:: Instructions for the task ::
The lines from the top of the material below through the line containing "var raaSysHi = [1.193, 1.028, 0.771, 0.613, 0.727, 0.722];" are to be printed exactly, with pictures omitted.

:: Dataset excerpt ::
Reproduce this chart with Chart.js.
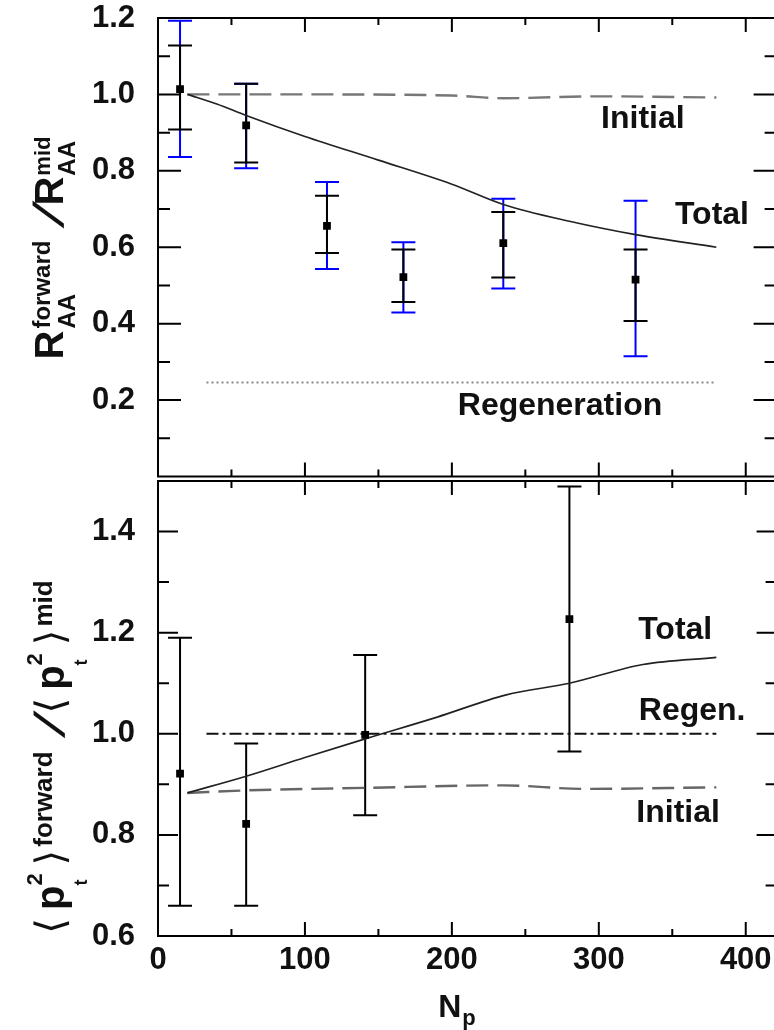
<!DOCTYPE html>
<html>
<head>
<meta charset="utf-8">
<script src="https://cdn.jsdelivr.net/npm/chart.js@4.4.0/dist/chart.umd.min.js"></script>
<style>
  html, body { margin: 0; padding: 0; background: #fff; overflow: hidden; width: 774px; height: 1030px; }
  #topChart { position: absolute; left: 0; top: 0; }
  #botChart { position: absolute; left: 0; top: 470px; }
</style>
</head>
<body>
<canvas id="topChart" width="800" height="482"></canvas>
<canvas id="botChart" width="800" height="560"></canvas>
<script>
// ---- top panel: R_AA forward / mid ----
var npTop = [15, 60, 115, 167, 235, 325];
var raaTop = [1.014, 0.919, 0.656, 0.522, 0.611, 0.515];
var raaStatLo = [0.908, 0.822, 0.585, 0.457, 0.521, 0.407];
var raaStatHi = [1.128, 1.028, 0.735, 0.594, 0.692, 0.594];
var raaSysLo = [0.836, 0.807, 0.543, 0.429, 0.492, 0.315];
var raaSysHi = [1.193, 1.028, 0.771, 0.613, 0.727, 0.722];

var totalTopX = [20, 40, 60, 100, 150, 200, 235, 280, 325, 380];
var totalTopY = [1.0, 0.975, 0.945, 0.89, 0.828, 0.765, 0.712, 0.668, 0.633, 0.60];
var initialTopX = [20, 100, 200, 235, 300, 380];
var initialTopY = [1.0, 1.0, 0.997, 0.99, 0.995, 0.992];
var regenTopX = [33, 380];
var regenTopY = [0.246, 0.246];

// ---- bottom panel: <pt^2> forward / mid ----
var npBot = [15, 60, 141, 280];
var pt2Bot = [0.921, 0.822, 0.998, 1.227];
var pt2Lo = [0.66, 0.66, 0.839, 0.965];
var pt2Hi = [1.19, 0.981, 1.156, 1.489];

var totalBotX = [20, 60, 100, 141, 190, 237, 280, 330, 380];
var totalBotY = [0.883, 0.916, 0.953, 0.99, 1.033, 1.077, 1.10, 1.137, 1.151];
var initialBotX = [20, 60, 141, 235, 290, 380];
var initialBotY = [0.883, 0.888, 0.893, 0.898, 0.891, 0.894];
var regenBotX = [33, 380];
var regenBotY = [1.0, 1.0];

// ---- axes ----
var xTicks = [0, 100, 200, 300, 400];
var xMinor = [50, 150, 250, 350];
var yTicksTop = [0.2, 0.4, 0.6, 0.8, 1.0, 1.2];
var yMinorTop = [0.1, 0.3, 0.5, 0.7, 0.9, 1.1];
var yTicksBot = [0.6, 0.8, 1.0, 1.2, 1.4];
var yMinorBot = [0.7, 0.9, 1.1, 1.3];

// curve labels: text, Np, value
var labelsTop = [['Initial', 330, 0.936], ['Total', 377, 0.685], ['Regeneration', 273.6, 0.185]];
var labelsBot = [['Total', 352, 1.204], ['Regen.', 363.5, 1.045], ['Initial', 354, 0.843]];

var FAM = '"Liberation Sans", Arial, sans-serif';
var tickFont = { family: FAM, size: 31, weight: 'bold' };

function xy(xs, ys) {
  return xs.map(function (x, i) { return { x: x, y: ys[i] }; });
}

// keep chart area exactly where the layout padding puts it
function noPad(s) {
  s.paddingTop = 0; s.paddingBottom = 0; s.paddingLeft = 0; s.paddingRight = 0;
}

function drawErrBars(chart, xs, lo, hi, color) {
  var ctx = chart.ctx, sx = chart.scales.x, sy = chart.scales.y;
  ctx.save();
  ctx.strokeStyle = color;
  ctx.lineWidth = 2;
  ctx.beginPath();
  xs.forEach(function (x, i) {
    var px = sx.getPixelForValue(x);
    var p1 = sy.getPixelForValue(lo[i]), p2 = sy.getPixelForValue(hi[i]);
    ctx.moveTo(px, p1); ctx.lineTo(px, p2);
    ctx.moveTo(px - 12, p1); ctx.lineTo(px + 12, p1);
    ctx.moveTo(px - 12, p2); ctx.lineTo(px + 12, p2);
  });
  ctx.stroke();
  ctx.restore();
}

function drawFrame(chart, yMaj, yMin, yMajLen, yMinLen) {
  var ctx = chart.ctx, a = chart.chartArea, sx = chart.scales.x, sy = chart.scales.y;
  ctx.save();
  ctx.strokeStyle = '#000';
  ctx.lineWidth = 2;
  ctx.strokeRect(a.left, a.top, a.right - a.left, a.bottom - a.top);
  ctx.beginPath();
  function xt(vals, len) {
    vals.forEach(function (v) {
      var p = sx.getPixelForValue(v);
      ctx.moveTo(p, a.top); ctx.lineTo(p, a.top + len);
      ctx.moveTo(p, a.bottom); ctx.lineTo(p, a.bottom - len);
    });
  }
  function yt(vals, len) {
    vals.forEach(function (v) {
      var p = sy.getPixelForValue(v);
      ctx.moveTo(a.left, p); ctx.lineTo(a.left + len, p);
      ctx.moveTo(a.right, p); ctx.lineTo(a.right - len, p);
    });
  }
  xt(xTicks, 14); xt(xMinor, 7);
  yt(yMaj, yMajLen); yt(yMin, yMinLen);
  ctx.stroke();
  ctx.restore();
}

function drawLabels(chart, list) {
  var ctx = chart.ctx, sx = chart.scales.x, sy = chart.scales.y;
  ctx.save();
  ctx.fillStyle = '#111';
  ctx.font = 'bold 32px ' + FAM;
  ctx.textAlign = 'center';
  ctx.textBaseline = 'middle';
  list.forEach(function (l) {
    ctx.fillText(l[0], sx.getPixelForValue(l[1]), sy.getPixelForValue(l[2]));
  });
  ctx.restore();
}

// rich text (sub/superscripts) along a baseline, centred on (cx, cy)
function drawRich(ctx, parts, cx, cy, angle) {
  ctx.save();
  ctx.translate(cx, cy);
  ctx.rotate(angle);
  ctx.fillStyle = '#111';
  ctx.textBaseline = 'alphabetic';
  ctx.textAlign = 'left';
  var widths = parts.map(function (p) {
    if (p.w) return p.w;
    return Math.max.apply(null, p.items.map(function (it) {
      ctx.font = it.f; return ctx.measureText(it.t).width;
    }));
  });
  var total = 0;
  parts.forEach(function (p, i) { total += widths[i] + (p.gap || 0); });
  var x = -total / 2;
  parts.forEach(function (p, i) {
    x += p.gap || 0;
    p.items.forEach(function (it) {
      ctx.font = it.f;
      var mw = ctx.measureText(it.t).width;
      if (p.skew) {
        ctx.save();
        ctx.translate(x + widths[i] / 2, it.dy || 0);
        ctx.transform(1, 0, p.skew, 1, 0, 0);
        ctx.fillText(it.t, -mw / 2, 0);
        ctx.restore();
      } else {
        ctx.fillText(it.t, x, it.dy || 0);
      }
    });
    x += widths[i];
  });
  ctx.restore();
}

function f(size, bold) { return (bold === false ? '' : 'bold ') + size + 'px ' + FAM; }
var BR = '40px "DejaVu Sans", sans-serif';

var titleTop = [
  { items: [{ t: 'R', f: f(40) }] },
  { gap: 2, items: [{ t: 'forward', f: f(24), dy: -13 }, { t: 'AA', f: f(24), dy: 12 }] },
  { gap: 1, w: 34, skew: -0.55, items: [{ t: '/', f: f(42) }] },
  { items: [{ t: 'R', f: f(40) }] },
  { gap: 1, items: [{ t: 'mid', f: f(22), dy: -13 }, { t: 'AA', f: f(24), dy: 12 }] }
];
var titleBot = [
  { items: [{ t: '\u27E8', f: BR }] },
  { gap: 8, items: [{ t: 'p', f: f(40) }] },
  { items: [{ t: '2', f: f(22), dy: -22 }, { t: 't', f: f(18), dy: 23 }] },
  { gap: 8, items: [{ t: '\u27E9', f: BR }] },
  { gap: 3, items: [{ t: 'forward', f: f(26), dy: -12 }] },
  { gap: 4, w: 30, skew: -0.55, items: [{ t: '/', f: f(42) }] },
  { gap: 4, items: [{ t: '\u27E8', f: BR }] },
  { gap: 8, items: [{ t: 'p', f: f(40) }] },
  { items: [{ t: '2', f: f(22), dy: -22 }, { t: 't', f: f(18), dy: 23 }] },
  { gap: 8, items: [{ t: '\u27E9', f: BR }] },
  { gap: 3, items: [{ t: 'mid', f: f(26), dy: -12 }] }
];

function lineSet(xs, ys, color, width, dash) {
  return {
    data: xy(xs, ys), showLine: true, pointRadius: 0, borderColor: color,
    borderWidth: width, borderDash: dash || [], cubicInterpolationMode: 'monotone', fill: false
  };
}
function pointSet(xs, ys) {
  return {
    data: xy(xs, ys), showLine: false, pointStyle: 'rect', pointRadius: 5.5,
    backgroundColor: '#000', borderColor: '#000', borderWidth: 0
  };
}

var topChart = new Chart(document.getElementById('topChart'), {
  type: 'scatter',
  data: {
    datasets: [
      pointSet(npTop, raaTop),
      lineSet(totalTopX, totalTopY, '#222', 1.7),
      lineSet(initialTopX, initialTopY, '#777', 2.4, [22, 9]),
      lineSet(regenTopX, regenTopY, '#888', 2.2, [2, 3])
    ]
  },
  options: {
    responsive: false, animation: false, devicePixelRatio: 1,
    layout: { padding: { left: 0, top: 18, right: 23.4, bottom: 1 } },
    plugins: { legend: { display: false }, tooltip: { enabled: false } },
    scales: {
      x: { type: 'linear', min: 0, max: 421, display: false },
      y: {
        type: 'linear', min: 0, max: 1.2,
        grid: { display: false }, border: { display: false },
        afterBuildTicks: function (s) { s.ticks = yTicksTop.map(function (v) { return { value: v }; }); },
        afterFit: function (s) { s.width = 158; noPad(s); },
        ticks: { font: tickFont, color: '#111', padding: 15, callback: function (v) { return v.toFixed(1); } }
      }
    }
  },
  plugins: [{
    id: 'topExtras',
    beforeDatasetsDraw: function (chart) {
      drawErrBars(chart, npTop, raaSysLo, raaSysHi, '#0000ff');
      drawErrBars(chart, npTop, raaStatLo, raaStatHi, '#000');
    },
    afterDraw: function (chart) {
      drawFrame(chart, yTicksTop, yMinorTop, 23, 12);
      drawLabels(chart, labelsTop);
      drawRich(chart.ctx, titleTop, 63, 248, -Math.PI / 2);
    }
  }]
});

var botChart = new Chart(document.getElementById('botChart'), {
  type: 'scatter',
  data: {
    datasets: [
      pointSet(npBot, pt2Bot),
      lineSet(totalBotX, totalBotY, '#222', 1.7),
      lineSet(initialBotX, initialBotY, '#666', 2.4, [22, 9]),
      lineSet(regenBotX, regenBotY, '#111', 2, [12, 4, 3, 4])
    ]
  },
  options: {
    responsive: false, animation: false, devicePixelRatio: 1,
    layout: { padding: { left: 0, top: 11, right: 23.4, bottom: 0 } },
    plugins: { legend: { display: false }, tooltip: { enabled: false } },
    scales: {
      x: {
        type: 'linear', min: 0, max: 421,
        grid: { display: false }, border: { display: false },
        afterBuildTicks: function (s) { s.ticks = xTicks.map(function (v) { return { value: v }; }); },
        afterFit: function (s) { s.height = 94; noPad(s); },
        ticks: { font: tickFont, color: '#111', padding: -2, autoSkip: false, maxRotation: 0,
                 callback: function (v) { return String(v); } }
      },
      y: {
        type: 'linear', min: 0.6, max: 1.5,
        grid: { display: false }, border: { display: false },
        afterBuildTicks: function (s) { s.ticks = yTicksBot.map(function (v) { return { value: v }; }); },
        afterFit: function (s) { s.width = 158; noPad(s); },
        ticks: { font: tickFont, color: '#111', padding: 15, callback: function (v) { return v.toFixed(1); } }
      }
    }
  },
  plugins: [{
    id: 'botExtras',
    beforeDatasetsDraw: function (chart) {
      drawErrBars(chart, npBot, pt2Lo, pt2Hi, '#000');
    },
    afterDraw: function (chart) {
      drawFrame(chart, yTicksBot, yMinorBot, 20, 11);
      drawLabels(chart, labelsBot);
      drawRich(chart.ctx, titleBot, 64, 287, -Math.PI / 2);
      drawRich(chart.ctx, [
        { items: [{ t: 'N', f: f(32) }] },
        { gap: 1, items: [{ t: 'p', f: f(22), dy: 8 }] }
      ], 457, 547, 0);
    }
  }]
});
</script>
</body>
</html>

:: Answer to this task ::
Reproduce this chart with Chart.js.
<!DOCTYPE html>
<html>
<head>
<meta charset="utf-8">
<script src="https://cdn.jsdelivr.net/npm/chart.js@4.4.0/dist/chart.umd.min.js"></script>
<style>
  html, body { margin: 0; padding: 0; background: #fff; overflow: hidden; width: 774px; height: 1030px; }
  #topChart { position: absolute; left: 0; top: 0; }
  #botChart { position: absolute; left: 0; top: 470px; }
</style>
</head>
<body>
<canvas id="topChart" width="800" height="482"></canvas>
<canvas id="botChart" width="800" height="560"></canvas>
<script>
// ---- top panel: R_AA forward / mid ----
var npTop = [15, 60, 115, 167, 235, 325];
var raaTop = [1.014, 0.919, 0.656, 0.522, 0.611, 0.515];
var raaStatLo = [0.908, 0.822, 0.585, 0.457, 0.521, 0.407];
var raaStatHi = [1.128, 1.028, 0.735, 0.594, 0.692, 0.594];
var raaSysLo = [0.836, 0.807, 0.543, 0.429, 0.492, 0.315];
var raaSysHi = [1.193, 1.028, 0.771, 0.613, 0.727, 0.722];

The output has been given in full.